**Your goal**. Repeat, exactly and in full, the lines of the listing below, but without any pictures.

**Available data**.

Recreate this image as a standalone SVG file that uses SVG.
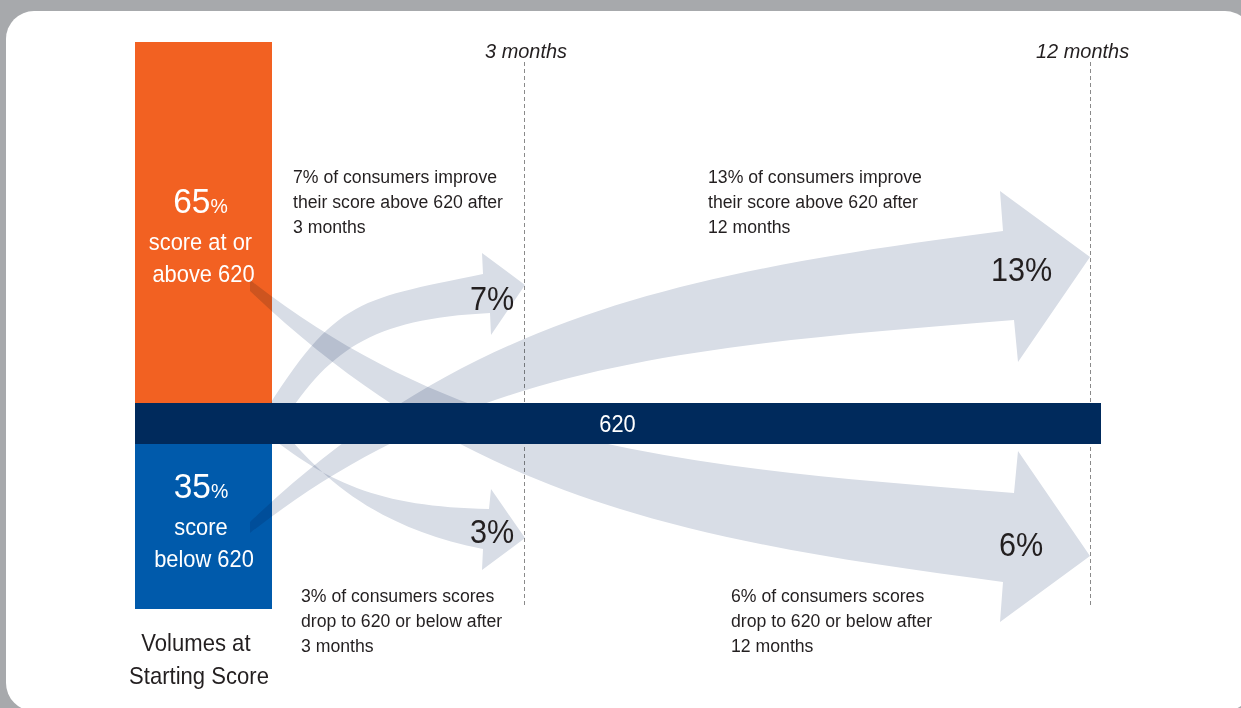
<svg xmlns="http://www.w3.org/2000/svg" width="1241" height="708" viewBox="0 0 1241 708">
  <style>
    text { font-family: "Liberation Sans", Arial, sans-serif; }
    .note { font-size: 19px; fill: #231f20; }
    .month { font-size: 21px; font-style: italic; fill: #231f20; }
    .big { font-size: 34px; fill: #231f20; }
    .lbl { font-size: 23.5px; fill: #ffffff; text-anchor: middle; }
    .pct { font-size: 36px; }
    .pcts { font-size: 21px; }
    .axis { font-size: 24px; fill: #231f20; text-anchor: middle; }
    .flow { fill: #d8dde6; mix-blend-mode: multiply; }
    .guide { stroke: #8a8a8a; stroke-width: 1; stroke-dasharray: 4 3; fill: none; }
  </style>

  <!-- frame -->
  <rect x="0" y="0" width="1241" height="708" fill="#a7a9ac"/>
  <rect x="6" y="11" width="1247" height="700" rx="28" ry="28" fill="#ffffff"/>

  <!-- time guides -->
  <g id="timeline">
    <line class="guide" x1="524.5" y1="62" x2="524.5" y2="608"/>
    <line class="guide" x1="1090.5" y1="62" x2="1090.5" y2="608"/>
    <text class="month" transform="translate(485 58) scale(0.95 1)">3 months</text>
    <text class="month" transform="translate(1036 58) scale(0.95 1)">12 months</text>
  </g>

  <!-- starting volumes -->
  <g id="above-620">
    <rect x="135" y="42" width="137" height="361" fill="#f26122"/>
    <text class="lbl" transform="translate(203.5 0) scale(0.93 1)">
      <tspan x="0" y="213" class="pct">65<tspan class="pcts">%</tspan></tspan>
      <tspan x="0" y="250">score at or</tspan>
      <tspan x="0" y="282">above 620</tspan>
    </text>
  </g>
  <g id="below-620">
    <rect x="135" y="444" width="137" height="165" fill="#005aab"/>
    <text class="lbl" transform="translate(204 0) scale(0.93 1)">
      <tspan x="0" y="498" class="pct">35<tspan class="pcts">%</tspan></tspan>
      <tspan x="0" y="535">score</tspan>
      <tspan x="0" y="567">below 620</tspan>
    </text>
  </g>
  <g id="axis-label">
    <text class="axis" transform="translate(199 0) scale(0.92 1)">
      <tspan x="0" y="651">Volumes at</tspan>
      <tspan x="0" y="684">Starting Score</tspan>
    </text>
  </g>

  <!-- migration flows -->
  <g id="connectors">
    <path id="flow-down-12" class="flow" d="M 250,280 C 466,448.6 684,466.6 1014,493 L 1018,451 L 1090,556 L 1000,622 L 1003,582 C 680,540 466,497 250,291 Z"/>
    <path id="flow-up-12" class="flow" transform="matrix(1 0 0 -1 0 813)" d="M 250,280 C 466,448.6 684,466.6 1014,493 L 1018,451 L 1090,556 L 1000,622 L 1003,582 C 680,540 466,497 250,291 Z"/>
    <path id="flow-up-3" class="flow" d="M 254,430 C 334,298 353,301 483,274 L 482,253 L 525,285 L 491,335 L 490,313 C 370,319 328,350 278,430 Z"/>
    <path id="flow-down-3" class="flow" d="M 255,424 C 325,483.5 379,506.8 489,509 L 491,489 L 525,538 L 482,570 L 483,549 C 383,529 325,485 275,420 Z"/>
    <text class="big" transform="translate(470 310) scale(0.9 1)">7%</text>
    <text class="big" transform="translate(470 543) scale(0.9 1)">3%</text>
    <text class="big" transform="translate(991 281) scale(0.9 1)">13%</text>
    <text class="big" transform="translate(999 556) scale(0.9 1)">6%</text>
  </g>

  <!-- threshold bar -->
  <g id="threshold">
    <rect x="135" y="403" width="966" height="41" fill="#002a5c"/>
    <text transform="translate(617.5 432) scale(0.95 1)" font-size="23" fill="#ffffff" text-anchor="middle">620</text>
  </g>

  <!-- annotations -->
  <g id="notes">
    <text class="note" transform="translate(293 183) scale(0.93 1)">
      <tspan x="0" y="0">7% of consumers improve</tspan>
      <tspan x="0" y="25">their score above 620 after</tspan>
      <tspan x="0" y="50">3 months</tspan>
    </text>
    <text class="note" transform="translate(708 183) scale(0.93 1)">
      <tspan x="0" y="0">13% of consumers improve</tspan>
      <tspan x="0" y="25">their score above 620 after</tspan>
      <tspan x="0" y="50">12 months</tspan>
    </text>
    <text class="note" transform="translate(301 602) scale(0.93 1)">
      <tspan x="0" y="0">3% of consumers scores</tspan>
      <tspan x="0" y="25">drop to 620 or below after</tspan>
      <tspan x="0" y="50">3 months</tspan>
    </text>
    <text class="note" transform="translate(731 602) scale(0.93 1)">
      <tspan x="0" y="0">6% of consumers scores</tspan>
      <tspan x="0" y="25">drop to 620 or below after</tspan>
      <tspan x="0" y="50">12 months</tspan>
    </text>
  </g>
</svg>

**Finished answer**.
Recreate this image as a standalone SVG file that uses SVG.
<svg xmlns="http://www.w3.org/2000/svg" width="1241" height="708" viewBox="0 0 1241 708">
  <style>
    text { font-family: "Liberation Sans", Arial, sans-serif; }
    .note { font-size: 19px; fill: #231f20; }
    .month { font-size: 21px; font-style: italic; fill: #231f20; }
    .big { font-size: 34px; fill: #231f20; }
    .lbl { font-size: 23.5px; fill: #ffffff; text-anchor: middle; }
    .pct { font-size: 36px; }
    .pcts { font-size: 21px; }
    .axis { font-size: 24px; fill: #231f20; text-anchor: middle; }
    .flow { fill: #d8dde6; mix-blend-mode: multiply; }
    .guide { stroke: #8a8a8a; stroke-width: 1; stroke-dasharray: 4 3; fill: none; }
  </style>

  <!-- frame -->
  <rect x="0" y="0" width="1241" height="708" fill="#a7a9ac"/>
  <rect x="6" y="11" width="1247" height="700" rx="28" ry="28" fill="#ffffff"/>

  <!-- time guides -->
  <g id="timeline">
    <line class="guide" x1="524.5" y1="62" x2="524.5" y2="608"/>
    <line class="guide" x1="1090.5" y1="62" x2="1090.5" y2="608"/>
    <text class="month" transform="translate(485 58) scale(0.95 1)">3 months</text>
    <text class="month" transform="translate(1036 58) scale(0.95 1)">12 months</text>
  </g>

  <!-- starting volumes -->
  <g id="above-620">
    <rect x="135" y="42" width="137" height="361" fill="#f26122"/>
    <text class="lbl" transform="translate(203.5 0) scale(0.93 1)">
      <tspan x="0" y="213" class="pct">65<tspan class="pcts">%</tspan></tspan>
      <tspan x="0" y="250">score at or</tspan>
      <tspan x="0" y="282">above 620</tspan>
    </text>
  </g>
  <g id="below-620">
    <rect x="135" y="444" width="137" height="165" fill="#005aab"/>
    <text class="lbl" transform="translate(204 0) scale(0.93 1)">
      <tspan x="0" y="498" class="pct">35<tspan class="pcts">%</tspan></tspan>
      <tspan x="0" y="535">score</tspan>
      <tspan x="0" y="567">below 620</tspan>
    </text>
  </g>
  <g id="axis-label">
    <text class="axis" transform="translate(199 0) scale(0.92 1)">
      <tspan x="0" y="651">Volumes at</tspan>
      <tspan x="0" y="684">Starting Score</tspan>
    </text>
  </g>

  <!-- migration flows -->
  <g id="connectors">
    <path id="flow-down-12" class="flow" d="M 250,280 C 466,448.6 684,466.6 1014,493 L 1018,451 L 1090,556 L 1000,622 L 1003,582 C 680,540 466,497 250,291 Z"/>
    <path id="flow-up-12" class="flow" transform="matrix(1 0 0 -1 0 813)" d="M 250,280 C 466,448.6 684,466.6 1014,493 L 1018,451 L 1090,556 L 1000,622 L 1003,582 C 680,540 466,497 250,291 Z"/>
    <path id="flow-up-3" class="flow" d="M 254,430 C 334,298 353,301 483,274 L 482,253 L 525,285 L 491,335 L 490,313 C 370,319 328,350 278,430 Z"/>
    <path id="flow-down-3" class="flow" d="M 255,424 C 325,483.5 379,506.8 489,509 L 491,489 L 525,538 L 482,570 L 483,549 C 383,529 325,485 275,420 Z"/>
    <text class="big" transform="translate(470 310) scale(0.9 1)">7%</text>
    <text class="big" transform="translate(470 543) scale(0.9 1)">3%</text>
    <text class="big" transform="translate(991 281) scale(0.9 1)">13%</text>
    <text class="big" transform="translate(999 556) scale(0.9 1)">6%</text>
  </g>

  <!-- threshold bar -->
  <g id="threshold">
    <rect x="135" y="403" width="966" height="41" fill="#002a5c"/>
    <text transform="translate(617.5 432) scale(0.95 1)" font-size="23" fill="#ffffff" text-anchor="middle">620</text>
  </g>

  <!-- annotations -->
  <g id="notes">
    <text class="note" transform="translate(293 183) scale(0.93 1)">
      <tspan x="0" y="0">7% of consumers improve</tspan>
      <tspan x="0" y="25">their score above 620 after</tspan>
      <tspan x="0" y="50">3 months</tspan>
    </text>
    <text class="note" transform="translate(708 183) scale(0.93 1)">
      <tspan x="0" y="0">13% of consumers improve</tspan>
      <tspan x="0" y="25">their score above 620 after</tspan>
      <tspan x="0" y="50">12 months</tspan>
    </text>
    <text class="note" transform="translate(301 602) scale(0.93 1)">
      <tspan x="0" y="0">3% of consumers scores</tspan>
      <tspan x="0" y="25">drop to 620 or below after</tspan>
      <tspan x="0" y="50">3 months</tspan>
    </text>
    <text class="note" transform="translate(731 602) scale(0.93 1)">
      <tspan x="0" y="0">6% of consumers scores</tspan>
      <tspan x="0" y="25">drop to 620 or below after</tspan>
      <tspan x="0" y="50">12 months</tspan>
    </text>
  </g>
</svg>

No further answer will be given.